XArchived: Improving .sbt format (take 2)

eugene yokota edited this page Sep 10, 2017 · 1 revision

Improving the sbt format (again)

With sbt 0.13 we have a drastic improvement to the .sbt format of sbt. We now have great flexibility in how we can define our build definitions. In particular, sbt currently:

  • Splits the build file using empty blank lines.
  • Identifies each setting/line by one of three classes of code:
    • import statement
    • val, def "definitions" new in 0.13
    • expressions which return Setting[_] or Seq[Setting[_]]

The translation of .sbt files into scala modules (used to compile) is a bit elegant, but relatively straightforward from the above. Here's the basic grammer which is followed:

 ("import" -> scalac.importClause ... )*
 repsep( definitionsOrSetting, blankLine)

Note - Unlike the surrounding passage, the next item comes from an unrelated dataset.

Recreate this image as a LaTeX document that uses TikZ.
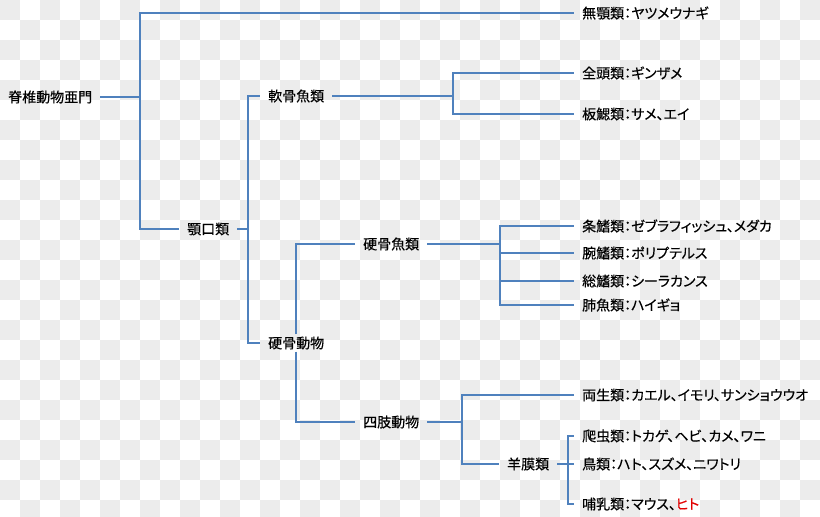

 definitionsOrSetting = definition | setting
 definition = (("val"|"lazy val"|"def") -> scalac.nonLocalDefOrDcl ... )+
 setting = scalac.expr

First, sbt keys off of lines starting with "import", which are listed at the top of the file only. It parses these with scalac's importClause. These are combined with any automatic imports: there are some hard-coded ones like sbt._ and Keys._ and then there are ones from Plugins.

Then, each definition block is parsed. This is scalac's (nonLocalDefOrDecl ~ acceptStatSepOpt)+. These are combined into a common synthetic module and compiled.

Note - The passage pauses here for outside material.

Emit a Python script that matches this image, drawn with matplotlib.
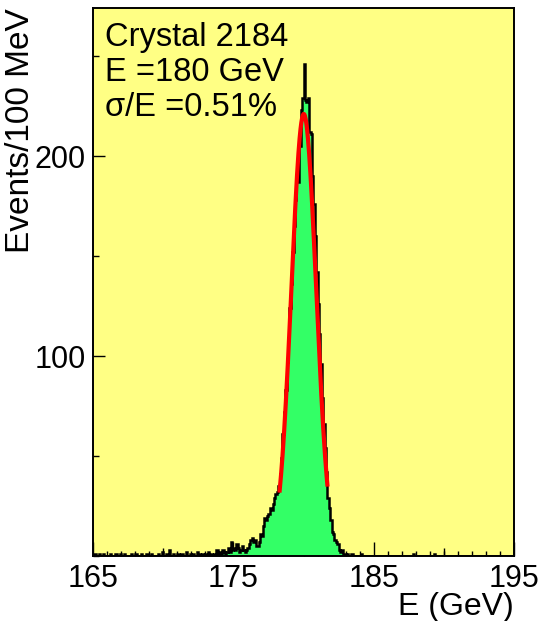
import numpy as np
import matplotlib
matplotlib.use("Agg")
import matplotlib.pyplot as plt
from matplotlib.ticker import MultipleLocator, FixedLocator

# histogram: 100 MeV bins from 165 to 195 GeV, one row per GeV
e_min = 165.0
bin_width = 0.1
counts_low_tail = [
    0, 1, 0, 0, 1, 0, 0, 1, 0, 0,   # 165
    0, 0, 1, 0, 0, 0, 1, 0, 0, 1,   # 166
    0, 0, 1, 0, 0, 0, 0, 1, 0, 0,   # 167
    1, 0, 0, 0, 1, 0, 0, 0, 1, 0,   # 168
    0, 1, 0, 0, 0, 0, 1, 0, 0, 2,   # 169
    0, 0, 1, 0, 3, 0, 0, 1, 0, 0,   # 170
    1, 0, 0, 1, 0, 0, 2, 0, 0, 1,   # 171
    0, 1, 0, 0, 2, 1, 0, 0, 1, 0,   # 172
    1, 0, 2, 0, 1, 0, 1, 0, 3, 1,   # 173
    2, 1, 3, 2, 1, 2, 4, 2, 7, 3,   # 174
    4, 3, 6, 4, 2, 3, 5, 3, 2, 3,   # 175
    4, 6, 8, 9, 7, 8, 5, 5, 7, 11,  # 176
]
counts_peak = [
    10, 15, 19, 18, 20, 21, 24, 23, 26, 29,             # 177
    31, 32, 35, 41, 49, 61, 72, 83, 97, 108,            # 178
    124, 136, 152, 165, 178, 190, 187, 205, 223, 229,   # 179
    246, 228, 227, 229, 212, 211, 190, 176, 160, 142,   # 180
    126, 111, 96, 79, 66, 54, 42, 29, 24, 18,           # 181
    12, 11, 8, 7, 6, 3, 2, 3, 1, 1,                     # 182
]
counts_high_tail = [
    0, 1, 0, 0, 1, 0, 0, 0, 0, 0,   # 183
    0, 1, 0, 0, 0, 0, 0, 0, 0, 0,   # 184
    0, 0, 0, 0, 0, 0, 0, 0, 0, 0,   # 185
    0, 0, 0, 0, 0, 0, 0, 0, 0, 0,   # 186
    0, 0, 0, 0, 0, 0, 0, 0, 1, 0,   # 187
    0, 0, 0, 0, 0, 0, 0, 0, 0, 0,   # 188
    0, 0, 0, 1, 0, 0, 0, 0, 0, 0,   # 189
    0, 0, 0, 0, 0, 0, 0, 0, 0, 0,   # 190
    0, 0, 0, 0, 0, 0, 0, 0, 0, 0,   # 191
    0, 0, 0, 0, 0, 0, 0, 0, 0, 0,   # 192
    0, 0, 0, 0, 0, 0, 0, 0, 0, 0,   # 193
    0, 0, 0, 0, 0, 0, 0, 0, 0, 0,   # 194
]

# gaussian fit parameters
fit_amp = 221.0
fit_mean = 180.02
fit_sigma = 0.88
fit_lo, fit_hi = 178.3, 181.7

info_lines = ["Crystal 2184", "E =180 GeV", "\u03c3/E =0.51%"]
x_major = [165, 175, 185, 195]
x_mid = [170, 180, 190]
y_major = [100, 200]

plt.rcParams["font.family"] = ["Liberation Sans", "DejaVu Sans"]

counts = np.array(counts_low_tail + counts_peak + counts_high_tail)
edges = e_min + bin_width * np.arange(len(counts) + 1)

fig = plt.figure(figsize=(5.4, 6.21), dpi=100)
ax = fig.add_axes([93 / 540, 65 / 621, 421 / 540, 548 / 621])
ax.set_facecolor("#ffff84")

ax.stairs(counts, edges, fill=True, color="#33ff66", zorder=2)
ax.stairs(counts, edges, color="black", lw=1.8, zorder=3)

xf = np.linspace(fit_lo, fit_hi, 300)
yf = fit_amp * np.exp(-0.5 * ((xf - fit_mean) / fit_sigma) ** 2)
ax.plot(xf, yf, color="red", lw=3, zorder=4)

ax.set_xlim(165, 195)
ax.set_ylim(0, 274)

ax.xaxis.set_major_locator(FixedLocator(x_major))
ax.xaxis.set_minor_locator(MultipleLocator(1))
ax.yaxis.set_major_locator(FixedLocator(y_major))
ax.yaxis.set_minor_locator(MultipleLocator(50))
ax.tick_params(axis="x", which="major", direction="in", length=10, width=1,
               labelsize=22, pad=6)
ax.tick_params(axis="x", which="minor", direction="in", length=3.6, width=1)
ax.tick_params(axis="y", which="major", direction="in", length=8.6, width=1,
               labelsize=22, pad=5)
ax.tick_params(axis="y", which="minor", direction="in", length=4.3, width=1)

# medium ticks every 5 GeV
sec = ax.secondary_xaxis("bottom")
sec.set_xticks(x_mid)
sec.tick_params(direction="in", length=5.5, width=1, labelbottom=False)
sec.spines["bottom"].set_visible(False)

for s in ax.spines.values():
    s.set_linewidth(1.4)

ax.set_xlabel("E (GeV)", fontsize=23, loc="right", labelpad=-2)
ax.set_ylabel("Events/100 MeV", fontsize=24, loc="top", labelpad=-1)

for i, line in enumerate(info_lines):
    ax.text(0.028, 0.975 - i * 0.064, line, transform=ax.transAxes,
            fontsize=23.5, va="top", ha="left", zorder=5)

fig.savefig("out.png", dpi=100)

Finally, the settings are compiled with the above imports + an import for the module containing the definitions. Each setting gets its own module.

In sbt, the parts of the process (each definition block and setting) are cached by the hash of the piece, the imports, the compiler settings, etc... Each setting gets its own module and thus its own class files. So, a setting that has already been processed doesn't require starting up the compiler. This avoids starting up the compiler in many situations, including the most common case where nothing has changed of course. It also allows incrementally processing the files, so that only what has changed needs handling.

Arising issues

With the improved flexibility of allowing definitions in .sbt files has arisen some confusion in users around conventions, best practices and stylistic concerns. Primarily, when creating multi-line definitions (e.g. helper methods) there is a conflict between code style concerns and requirements of the sbt parser. Here's an example:

def helperMethod(in: Input1): Unit = {
   // Do the thing 1
   val thing1 = doThing1(in)

   // Do the thing 2
   val thing2 = doThing2(in)

   thing1 ++ thing2 // Return the result
}

While this is a valid scala method definition, it is not expressible in the .sbt format, because of the blank lines. While sbt 0.13 provides a helpful error message, the user is required to make one of two changes:

  1. remove blank lines
  2. replace blank lines with empty comments.

So, essentially, we're now imposing style concerns on users.

Possible solutions

There are a few possible solutions to this issue, with various trade-offs:

1. Push non-trivial code into project/*.scala files.

This is generally a good thing to do. We can and should continue to encourage users to push non-trivial configuration into .scala files. However, this does not solve the case where majority of users starting to use sbt do not read best practices, and just begin to do "what they feel is right". With sbt 0.13, we've seen this issue pop-up in many users as a repeating cause of broken builds when working on .sbt files. While the blank line rule is quite simple, it seems adverse to remaining in user's memory.

2. Attempt to remove the blank line restrictions via an improved parser.

This solution involves creating a new parser which includes the full Scala expression parser. This limits .sbt files to the same non-determinism as Scala itself, as things like postfix-notation can wreak havoc on semi-colon inference and brace healing. The pro of this solution is that hand-written sbt files, assuming the current Scala style which avoid the use of postfix operators, will be parsable including white lines in expressions. The downside is that it would no longer be "safe" to programatically alter a .sbt file by removing an expression. This is because, with scala syntax, there is no way to guarantee that altering the order of two expressions will not alter the parsing of the expressions themselves.

This solution still involves the fragmentation of the .sbt file into hashable + incremental chunks. This serves, not only to avoid recompilation as necessary, but to help provide mechanisms to deal with the fallout of non-determinism in the expression parsing.

Josh's opinion: This restriction isn't a huge deal in practice. Primarily because:

  1. there is a subset of known mechanisms in Scala that lead to ambiguous expression parsing. Given that sbt hashes expressions (and would have to maintain this), automated tools can verify pre-reformat post-reformat expression parsing does not alter unrelated expressions. If the automation fails, you can relegate the task to the user, and notify them of the offending expressions and/or try a set of things that have likelihood to succeed, like adding a blank line between offending expressions. Most likely those could be reformatted to better support automation.
  2. The ability to programmatically refactor .sbt files is inherently limited to the subset of .sbt lines which it can understand. Removing blank lines may place further restrictions on what could be automated in refactoring, but would not limit any known use case from still being viable. (Right now, this ability is mostly used by set <setting>, session save and the sbt-release plugins).